Her sprawling book looks at memorials that range from roadside crosses marking the site of fatal accidents, to the AIDS Quilt, to war memorials, to the new national September 11 memorial at the World Trade Center. By and large, she argues, these memorials reflect the identity politics and grievances of the elites who erect them.
Doss’ criticism raises the question not only of who is mediating and giving material form to historical memory, but what the adequate interpretative memorial would look like. She seems to favor, for example, an alternative to the official 9/11 memorial of a figure in free fall that made me think of the emotive quality of Edvard Munch’s painting (and visual icon of the anti-abortion movement),  “The Silent Scream.”  Ten years after the horrifying events of that day, it is asking a lot to assume that witnesses, survivors, relatives, first responders and the general public are willing and able to accept a memorial that links the three plane crashes with a narrative of American adventurism in the Middle East. 


                                             "Tumbling Woman," by Eric Fischl
                                   "The Silent Scream," by Edvard Munch
The Indian Memorial at Little Bighorn (renamed from Custer Battlefield), for Doss, is too little, too late, failing to capture the myth of the frontier, and disseminating stereotypes about American Indians. Other commemorative representations of Native Americans and their history, are infused with “warrior expectations,” not least from Indians themselves.
Doss acknowledges the right of those who participate in or are affected by events to contribute to interpreting their meaning, in memorializing them.

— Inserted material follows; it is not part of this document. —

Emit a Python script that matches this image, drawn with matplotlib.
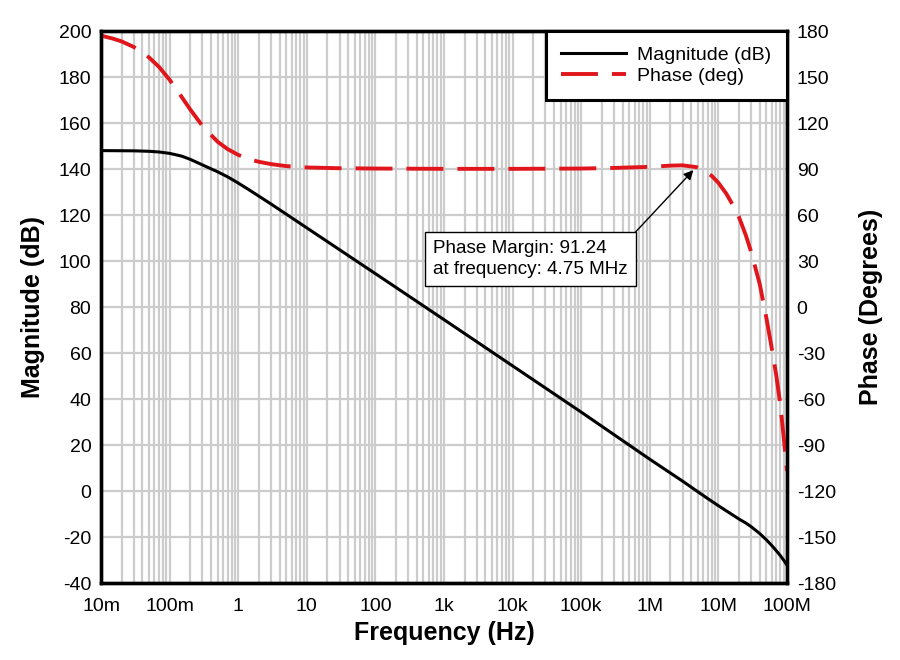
import matplotlib
matplotlib.use("Agg")
import matplotlib.pyplot as plt
from matplotlib.ticker import FixedLocator, LogLocator, NullFormatter, FixedFormatter

plt.rcParams['font.family'] = ['Liberation Sans', 'DejaVu Sans']
plt.rcParams['axes.unicode_minus'] = False

# Data
mag_freq = [0.01, 0.03, 0.05, 0.07, 0.1, 0.15, 0.2, 0.3, 0.5, 0.7, 1, 1.5, 2, 3, 5, 10,
            100, 1e3, 1e4, 1e5, 1e6, 2e6, 3e6, 5e6, 7e6, 1e7, 1.5e7, 2e7, 2.5e7, 3e7,
            4e7, 5e7, 6e7, 7e7, 8e7, 9e7, 1e8]
mag_db = [148.0, 147.9, 147.7, 147.4, 146.8, 145.6, 144.2, 141.8, 138.8, 136.6, 133.9,
          130.6, 128.2, 124.8, 120.4, 114.4, 94.5, 74.5, 54.4, 34.3, 13.8, 7.8, 4.3,
          -0.3, -3.3, -6.4, -9.8, -12.2, -13.9, -15.5, -18.5, -21.2, -23.7, -26.0,
          -28.1, -30.2, -32.3]

ph_freq = [0.01, 0.015, 0.02, 0.03, 0.05, 0.07, 0.1, 0.15, 0.2, 0.3, 0.5, 0.7, 1, 1.5,
           2, 3, 5, 7, 10, 30, 100, 1e3, 1e4, 1e5, 3e5, 1e6, 2e6, 3e6, 4.75e6, 6e6,
           8e6, 1e7, 1.3e7, 1.6e7, 2e7, 2.5e7, 3e7, 4e7, 5e7, 6e7, 7e7, 8e7, 9e7, 1e8]
ph_deg = [177.0, 175.0, 173.2, 169.6, 162.8, 156.6, 148.2, 137.0, 128.8, 118.2, 107.8,
          103.0, 99.2, 96.2, 94.7, 93.2, 91.9, 91.4, 91.0, 90.5, 90.3, 90.1, 90.1, 90.3,
          90.7, 91.4, 92.2, 92.4, 91.24, 89.5, 85.5, 81.0, 74.0, 67.0, 58.5, 47.0, 36.0,
          15.0, -7.0, -27.0, -45.0, -64.0, -86.0, -107.0]

x_ticks = [1e-2, 1e-1, 1, 10, 100, 1e3, 1e4, 1e5, 1e6, 1e7, 1e8]
x_labels = ['10m', '100m', '1', '10', '100', '1k', '10k', '100k', '1M', '10M', '100M']
mag_ticks = list(range(-40, 201, 20))
ph_ticks = list(range(-180, 181, 30))

fig = plt.figure(figsize=(9, 6.6), dpi=100)
ax = fig.add_axes([101/900, 1-583/660, (787-101)/900, (583-31)/660])
ax2 = ax.twinx()

ax.set_xscale('log')
ax.set_xlim(1e-2, 1e8)
ax.set_ylim(-40, 200)
ax2.set_ylim(-180, 180)

ax.xaxis.set_major_locator(FixedLocator(x_ticks))
ax.xaxis.set_major_formatter(FixedFormatter(x_labels))
ax.xaxis.set_minor_locator(LogLocator(base=10, subs=range(2, 10), numticks=100))
ax.xaxis.set_minor_formatter(NullFormatter())
ax.set_yticks(mag_ticks)
ax2.set_yticks(ph_ticks)

grid_c = '#cccccc'
ax.grid(True, which='major', axis='both', color=grid_c, linewidth=1.6)
ax.grid(True, which='minor', axis='x', color=grid_c, linewidth=1.6)
ax.set_axisbelow(True)

for a in (ax, ax2):
    a.tick_params(which='both', length=0, labelsize=14, pad=7)
    for s in a.spines.values():
        s.set_linewidth(2.4)
        s.set_color('black')
ax.tick_params(axis='x', pad=11)

l1, = ax.plot(mag_freq, mag_db, color='black', linewidth=2.2, label='Magnitude (dB)')
l2, = ax2.plot(ph_freq, ph_deg, color='#e0161c', linewidth=2.8, dashes=(9.5, 3.6),
               label='Phase (deg)')

ax.set_xlabel('Frequency (Hz)', fontsize=18, fontweight='bold', labelpad=4)
ax.set_ylabel('Magnitude (dB)', fontsize=18, fontweight='bold', labelpad=10)
ax2.set_ylabel('Phase (Degrees)', fontsize=18, fontweight='bold', labelpad=17)

leg = ax2.legend(handles=[l1, l2], loc='upper right', borderaxespad=0,
                 fontsize=14, frameon=True, fancybox=False, handlelength=3.3,
                 labelspacing=0.15, borderpad=0.8, handletextpad=0.6)
leg.get_frame().set_edgecolor('black')
leg.get_frame().set_linewidth(2.2)
leg.get_frame().set_alpha(1)

ax2.annotate('Phase Margin: 91.24\nat frequency: 4.75 MHz',
             xy=(4.75e6, 91.24), xycoords='data',
             xytext=(433, 401), textcoords='figure pixels',
             ha='left', va='center', fontsize=13.6, linespacing=1.25,
             bbox=dict(boxstyle='square,pad=0.42', facecolor='white',
                       edgecolor='black', linewidth=1),
             arrowprops=dict(arrowstyle='-|>', color='black', lw=1,
                             relpos=(1, 1), shrinkA=0, shrinkB=3,
                             mutation_scale=14))

fig.savefig('out.png', dpi=100)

But don’t the privileged as well as the marginalized share in this right?


Another weakness in her argument is her focus on the visual nature of memorials. Even when built of granite, these monuments are too fragile to bear the fraught weight of historical interpretation Doss would assign to them. Ultimately, the chisel and the hammer must be supplemented by words, photos, recordings and other tools of the modern interpreter’s art to create the fully faceted, representative memorials Doss so ardently and eloquently advocates.